Выбрать главу

Странное ощущение было у меня первое время: висит наша камера между небом и землей, внизу глухо ворочается тюрьма, горит, пылает, ее жаркое дыхание врывается с лязгом кормушки; уводят кого-то, приводят кого-то; два раза на день — утром и вечером, входит корпусной, глянет, просчитает про себя, чиркнет в книге — и грохнула дверь, а мы опять сами по себе. Даже прогулка не ломала это ощущение: выведут из камеры, несколько шагов до решетки, а там лестница вверх, еще два марша — и крыша, дворики в размер камеры с обледенелыми стенами в два роста высоты, над головой ржавая сетка, чадит труба, вертухай в тулупе гуляет по мостикам, поглядывает на нас; натолкаемся, намерзнемся — и, назад, домой…

Земля близко. А небо?.. Высоко небо. Здоровенная труба над крышей спеца, черный дым в ясный день идет столбом, задерешь голову, шапка свалится, а что увидишь? Но разве в небо уходит дым? Мне подумалось однажды: в первый день, на сборке небо было ближе, рядом, оставался шаг, я его не сделал, не успел — или не смог, а в эти два месяца, с тех пор как повезло — с камерой, с сожителями — утратил, потерял…

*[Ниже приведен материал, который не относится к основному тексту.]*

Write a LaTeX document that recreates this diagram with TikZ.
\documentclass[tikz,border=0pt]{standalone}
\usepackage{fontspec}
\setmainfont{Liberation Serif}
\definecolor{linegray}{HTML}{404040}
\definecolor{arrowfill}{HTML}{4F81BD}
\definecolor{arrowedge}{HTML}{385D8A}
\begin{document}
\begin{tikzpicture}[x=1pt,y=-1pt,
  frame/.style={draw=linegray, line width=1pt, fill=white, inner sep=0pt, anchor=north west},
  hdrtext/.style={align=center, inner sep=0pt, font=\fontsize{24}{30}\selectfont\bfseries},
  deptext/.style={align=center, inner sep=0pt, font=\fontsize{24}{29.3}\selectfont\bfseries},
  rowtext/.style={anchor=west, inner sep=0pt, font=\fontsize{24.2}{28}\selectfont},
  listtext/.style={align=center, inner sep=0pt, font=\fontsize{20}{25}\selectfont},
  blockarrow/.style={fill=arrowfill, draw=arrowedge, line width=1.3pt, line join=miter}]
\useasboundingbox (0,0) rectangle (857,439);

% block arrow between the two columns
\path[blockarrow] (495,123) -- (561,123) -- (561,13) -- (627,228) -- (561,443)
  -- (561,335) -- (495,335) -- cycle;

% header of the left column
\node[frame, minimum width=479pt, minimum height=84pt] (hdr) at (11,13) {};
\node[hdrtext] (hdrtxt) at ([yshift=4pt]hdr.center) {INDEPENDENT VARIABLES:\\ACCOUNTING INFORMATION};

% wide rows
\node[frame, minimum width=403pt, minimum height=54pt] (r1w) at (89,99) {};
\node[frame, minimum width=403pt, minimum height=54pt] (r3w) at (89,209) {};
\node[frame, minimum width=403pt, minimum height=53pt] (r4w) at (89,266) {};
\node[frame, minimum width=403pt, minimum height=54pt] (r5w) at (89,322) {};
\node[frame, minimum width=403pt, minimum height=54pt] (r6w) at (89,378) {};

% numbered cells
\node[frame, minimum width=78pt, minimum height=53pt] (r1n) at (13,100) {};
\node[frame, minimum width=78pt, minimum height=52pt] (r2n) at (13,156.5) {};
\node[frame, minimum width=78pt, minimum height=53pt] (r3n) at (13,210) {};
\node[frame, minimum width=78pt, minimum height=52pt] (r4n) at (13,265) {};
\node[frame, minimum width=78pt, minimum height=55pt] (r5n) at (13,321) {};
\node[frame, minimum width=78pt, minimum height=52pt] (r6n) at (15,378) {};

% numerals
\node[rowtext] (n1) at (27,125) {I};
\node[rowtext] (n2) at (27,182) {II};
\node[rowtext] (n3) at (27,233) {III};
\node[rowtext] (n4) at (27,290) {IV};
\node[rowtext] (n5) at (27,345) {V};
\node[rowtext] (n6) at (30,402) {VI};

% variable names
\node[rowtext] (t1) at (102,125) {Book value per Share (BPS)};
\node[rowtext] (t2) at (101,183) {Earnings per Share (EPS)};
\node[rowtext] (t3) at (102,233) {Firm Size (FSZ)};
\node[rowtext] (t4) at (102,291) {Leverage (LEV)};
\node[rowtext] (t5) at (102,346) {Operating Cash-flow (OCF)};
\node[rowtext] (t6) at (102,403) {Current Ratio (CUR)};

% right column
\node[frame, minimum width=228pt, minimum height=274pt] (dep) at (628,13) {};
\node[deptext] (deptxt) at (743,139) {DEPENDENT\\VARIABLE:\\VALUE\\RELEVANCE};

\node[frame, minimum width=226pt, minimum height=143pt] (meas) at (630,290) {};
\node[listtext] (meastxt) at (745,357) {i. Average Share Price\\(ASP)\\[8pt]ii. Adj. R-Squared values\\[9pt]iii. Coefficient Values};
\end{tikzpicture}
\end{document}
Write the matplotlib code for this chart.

«Серый» — моя кликуха, Вадимом зовет только Гриша. Петька назвал — глаза увидел. На третий день было, залез на решку, кричит: «Я два шесть ноль, я два шесть ноль!..» Строго с этим, сразу дают карцер, а его не сгонишь с решки.

«Чего надо, два шесть ноль?!» — кричат с общака. «Тюрьма-старуха,— орет Петька — дай кликуху!..» — «Звонарь,— сказал я,— прыгай с решки, вертухай в волчке!..» Он бросился ко мне: «Все! — кричит. «Звонарь»! Клевая кликуха! С меня тебе, Серый…» Так и присохла ко мне.

Погибший малый, Петька, никогда ему отсюда не выйти, да он и не хочет, станет кочевать с зоны на зону. Матери-отца нет, жил в Мытищах у бабки, читал я его обвинительное — чего там только нет: и грабеж, и хулиганка, и сто семнаднатая. Полгода сидит, месяц на малолетке, а как исполнилось восемнадцать перевели «на взрослое». Гордится Петька, три камеры поменял, никак карцер не получит, а рвется, для него карцер, как медаль. как-то ночью разбудил меня: «У меня разговор, Серый, отойдем к дольняку». Вылез из матрасовки, иду за ним, вроде, все спят, тихо в камере. «Слышь, Серый, — говорит,— покажи твою тетрадку».— «Какую тетрадку?» — «Где ты феню записываешь, я никому не скажу, перепишу и отдам…» Спросонья я никак не пойму, что он от меня хочет. «Я знаю, — шепчет Петька — зачем ты тут, не бойсь, от меня никто не узнает…» Вот оно что, думаю. «Давай завтра, — говорю,— спать охота, завтра покажу…» Не успел залезть в матрасовку, Гриша захлебнулся от смеха — гляжу, никто не спит, отбросили одеяла, на полночи развлечения. Зиновий Львович придумал, чтоб Петька от него отстал: «Попроси у писателя, он, думаешь, как сюда попал — в командировке, феню изучает, тихо спрашивай, скрывает…»

Зиновий Львович оказался скучнейшим существом, верно Боря определил — «ретро», отработанный человек, да и мудрено, если б не так: и истории одни и те же, и хохмы, траченные молью… Все ночи он стоит у кормушки, стучит, жмет на «клопа», требует врача, лекарства, кричит, что умирает; все смены его знают, не торопятся, часа через два, когда он уже бьет ногой в дверь, высыпают ему в горсть таблетки; тогда он начинает требовать уколы… Боря пока молчит, а камера, чувствую, раздражена против старика. Но что-то он понимает… «Хорошая камера,— сказал я ему,— ты тут очухаешься, Львович, перед дорогой».— «Странная камера, — ответил он,—у тебя глаза не на том месте».